There have been some conversations lately about the role of religion in, say, the suicide of gay teenagers.
“I don’t believe gay people should get married and I believe gay people are going to be punished by god, but I don’t hate them and I would never be violent against them,” say the religious fuckwits. And they genuinely believe they are not part of the problem.
Well of course they are, but that’s not my point.
Look, let me be unambiguous about this:
If you believe gay people – or indeed any people – are going to hell, then I don’t respect you. I don’t just not respect your beliefs, I don’t respect YOU. As a person. Morally. I feel morally superior to you. I have contempt for you and I think the world will be a better place when you are dead.
I’m not participating in a dialog here. I’m not creating an environment of mutual understanding. I’m not trying to see the world through your eyes. I know what the world looks like through your eyes and it’s a vision that will never, ever become a reality.
The hard part is: am I, with my bitterness and intolerance, any different from the bigots? Am I not myself a bigot? Am I not therefore a hypocrite?
Nope.
For two reasons:
(1) Having contempt for the culturally dominant narrative is not the same as having contempt for the target narrative. Believing that gay people are going to hell gives a cultural purchase to hatred and violence. Like a little bump on a rock where over years barnacles accumulate, the idea of sex as sin is a foothold for discrimination, bullying, harassment, and violence.
Believing that people who believe that gay people are morally inferior, are morally inferior (complicated predication) is the tide smoothing away that bump on the rock. The minority, target perspective – the “intolerant of intolerance” perspective – is a fundamentally responsive, rather than reactionary, perspective. It’s protective of the minority. It takes the punches of the dominant view. It absorbs and buffers violence, where the dominant view commits violence.
(2) This is the really big one: all opinions are not created equal.
The magic of culture is that we move – slowly, messily, painfully, non-linearly, but inexorably – toward justice. Toward equality. The massive blob of humanity is filled with diverse opinions, but the blob moves in a direction; some opinions will be winnowed out. In the natural selection of morals, ideas of hate and discrimination lose. It’s inevitable.
There is no finish line; peace and justice and equality are never complete, can never be complete. But the cultural process of humans is inherently inclusive. We are moving in that direction and cannot but continue so, at the largest scale of analysis. Over time and space, we grow more just.
Religion has been used as a justification for slavery, for the oppression of women, for genocide. And religion has been used to speak out against each of those. It’s not about religion; it’s about you and your wrong opinions.
You “religious” fuckwads, don’t have to respect me – I don’t ask that you do – and it doesn’t matter if you don’t because you have already lost. And I refuse to respect you because that will slow down the movement; the longer it takes us progressives to put an end to your pernicious bullshit, the more kids die.

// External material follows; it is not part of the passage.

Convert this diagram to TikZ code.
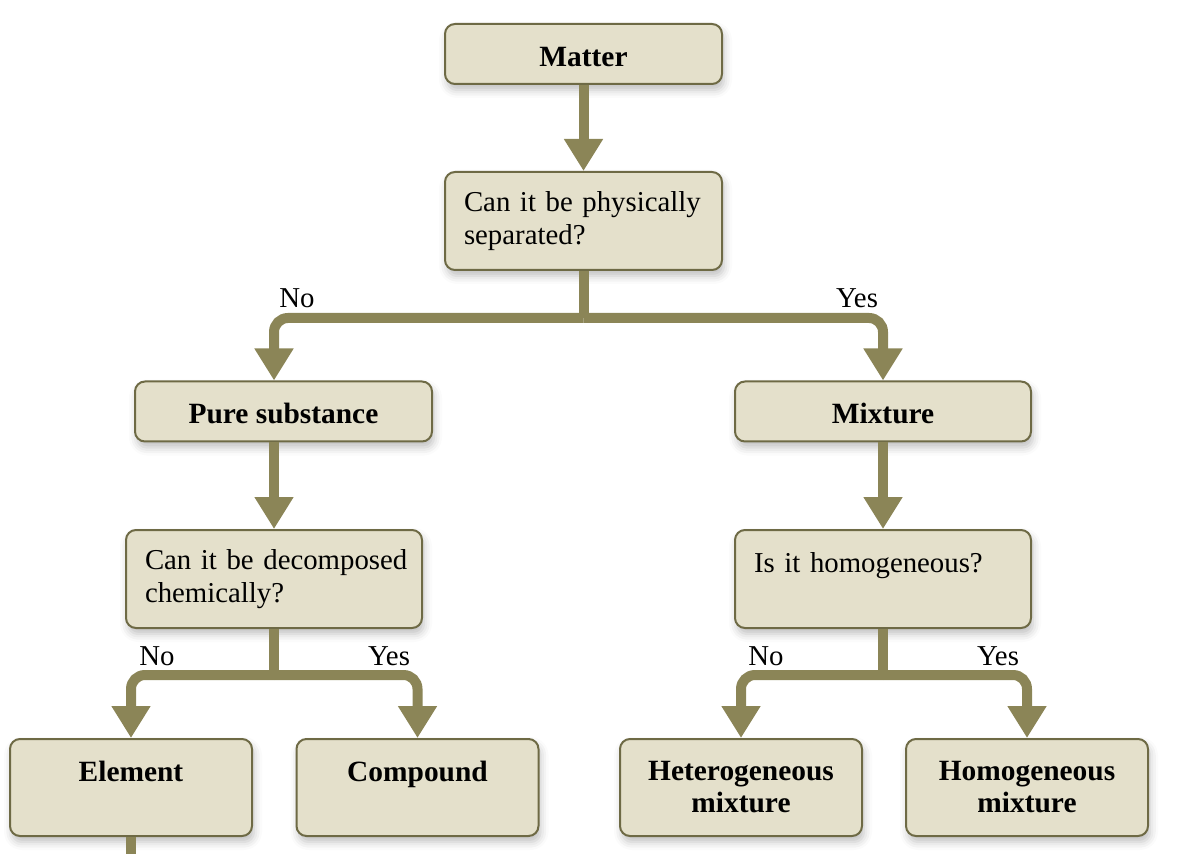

Not all opinions are created equal. Your beliefs are not innately respectable; the belief that gay people are going to hell is, indeed, contemptible, and I am at peace feeling contempt for those who possess that belief. I am content because I know not simply which way the wind is blowing, but what force causes the wind to blow in one direction or another.
And justice shall roll down like waters, doncha know, and righteousness like ever-flowing stream.
I should probably re-read this before I post it, tone it down; I should probably add caveats about how this is just my opinion etc. But dammit I’m fucking ANGRY. And sometimes righteous anger is the only appropriate feeling.